PIJIP Faculty Statements: New White House OSTP Guidance on Access to Federally Funded Research
The White House Office of Science & Technology Policy (OSTP) issued an updated memorandum updating the 2013 White House OSTP Memorandum on Public Access to Publicly Funded Research Results to make “articles resulting from all U.S. federally funded research freely available and publicly accessible by default in agency-designated repositories without any embargo or delay after publication.” It eliminates the 12-month embargo and makes articles—and the underlying data needed to validate results—openly available in machine readable formats.
PIJIP faculty have released the following statements:
Michael Carroll, Professor of Law, American University Washington College of Law:
This new White House policy guidance will finally make the results of federally-funded research immediately available on the Internet. This is a major milestone for the open access movement. Since 2004, when the National Institutes of Health adopted a voluntary policy for posting research online, those of us in the open access movement have argued that immediate online availability of research will speed the progress of science and provide more equitable access to research. Progress toward this goal has been slow and incremental. Then, during the early phase of this pandemic, we saw in real time how important immediate open access is to enable rapid response to a fast-moving public health crisis, as science publishers dropped their paywalls for articles reporting on the new virus. I am deeply grateful to the leadership in the Office of Science and Technology Policy for taking this important step to ensure immediate open access to all federally-funded science research. It would not have happened without the focus and tenacity of leaders in the library community and other open access advocates who have stayed the course. There is still much to be done, but this new policy is a welcome, overdue, and irreversible step forward.

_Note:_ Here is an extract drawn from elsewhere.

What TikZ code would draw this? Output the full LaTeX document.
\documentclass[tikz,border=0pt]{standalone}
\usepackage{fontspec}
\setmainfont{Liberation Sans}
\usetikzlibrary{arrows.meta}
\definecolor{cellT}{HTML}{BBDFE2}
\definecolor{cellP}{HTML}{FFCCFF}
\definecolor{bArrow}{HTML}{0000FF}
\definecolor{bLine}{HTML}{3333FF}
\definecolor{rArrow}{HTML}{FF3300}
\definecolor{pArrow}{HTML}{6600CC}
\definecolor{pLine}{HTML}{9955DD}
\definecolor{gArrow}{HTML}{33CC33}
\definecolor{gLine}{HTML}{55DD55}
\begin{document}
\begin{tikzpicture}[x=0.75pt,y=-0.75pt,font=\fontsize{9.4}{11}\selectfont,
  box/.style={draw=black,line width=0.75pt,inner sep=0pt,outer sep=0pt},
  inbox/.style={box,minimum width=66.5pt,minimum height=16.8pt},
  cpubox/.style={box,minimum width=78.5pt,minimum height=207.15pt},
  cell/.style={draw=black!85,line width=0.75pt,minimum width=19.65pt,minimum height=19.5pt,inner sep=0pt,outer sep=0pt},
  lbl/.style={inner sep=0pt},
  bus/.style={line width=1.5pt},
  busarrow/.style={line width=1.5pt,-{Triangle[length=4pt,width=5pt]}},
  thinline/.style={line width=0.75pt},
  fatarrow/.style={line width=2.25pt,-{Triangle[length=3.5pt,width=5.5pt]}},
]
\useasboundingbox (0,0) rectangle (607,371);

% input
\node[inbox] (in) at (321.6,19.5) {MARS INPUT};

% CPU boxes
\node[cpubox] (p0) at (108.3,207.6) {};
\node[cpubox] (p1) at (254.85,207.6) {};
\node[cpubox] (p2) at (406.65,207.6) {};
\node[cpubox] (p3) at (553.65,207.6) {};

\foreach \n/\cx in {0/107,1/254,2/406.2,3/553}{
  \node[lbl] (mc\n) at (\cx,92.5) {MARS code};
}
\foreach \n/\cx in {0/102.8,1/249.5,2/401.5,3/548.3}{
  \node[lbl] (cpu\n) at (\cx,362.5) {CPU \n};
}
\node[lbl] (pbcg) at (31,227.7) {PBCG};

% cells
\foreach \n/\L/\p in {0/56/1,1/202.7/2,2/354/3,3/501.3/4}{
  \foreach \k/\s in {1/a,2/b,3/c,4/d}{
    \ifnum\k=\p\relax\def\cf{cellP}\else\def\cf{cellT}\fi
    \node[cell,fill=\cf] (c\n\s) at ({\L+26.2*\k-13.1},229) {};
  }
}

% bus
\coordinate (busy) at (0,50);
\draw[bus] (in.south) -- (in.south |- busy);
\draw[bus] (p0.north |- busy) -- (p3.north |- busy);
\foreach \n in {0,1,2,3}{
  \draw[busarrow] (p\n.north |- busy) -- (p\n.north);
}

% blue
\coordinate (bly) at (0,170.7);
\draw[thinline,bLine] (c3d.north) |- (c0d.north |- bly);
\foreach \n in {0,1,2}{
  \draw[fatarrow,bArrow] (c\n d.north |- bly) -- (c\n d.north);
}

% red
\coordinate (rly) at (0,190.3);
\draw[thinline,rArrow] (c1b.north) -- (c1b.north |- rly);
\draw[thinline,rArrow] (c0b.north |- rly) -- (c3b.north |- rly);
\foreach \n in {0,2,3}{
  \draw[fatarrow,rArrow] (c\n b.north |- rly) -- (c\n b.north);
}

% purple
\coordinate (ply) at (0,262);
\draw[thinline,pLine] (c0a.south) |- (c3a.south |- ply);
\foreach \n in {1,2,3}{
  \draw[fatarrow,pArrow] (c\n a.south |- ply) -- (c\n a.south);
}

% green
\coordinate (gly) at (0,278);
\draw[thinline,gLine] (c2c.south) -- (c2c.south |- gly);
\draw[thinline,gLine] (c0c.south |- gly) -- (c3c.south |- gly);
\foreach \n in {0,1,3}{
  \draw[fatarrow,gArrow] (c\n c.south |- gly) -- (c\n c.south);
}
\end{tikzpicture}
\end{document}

Sean Flynn, Director, PIJIP, Principal Investigator, Project on the Right to Research and International Copyright:
Making taxpayer funded research default to free-to-use promotes access and use of research by all, which in turn promotes authorship, expression and the progress of science. Human rights to impart and receive information and expression and benefit from science require strong justification to not require publicly funded research to be freely usable by all. Open access should be the default policy for all government funded research everywhere.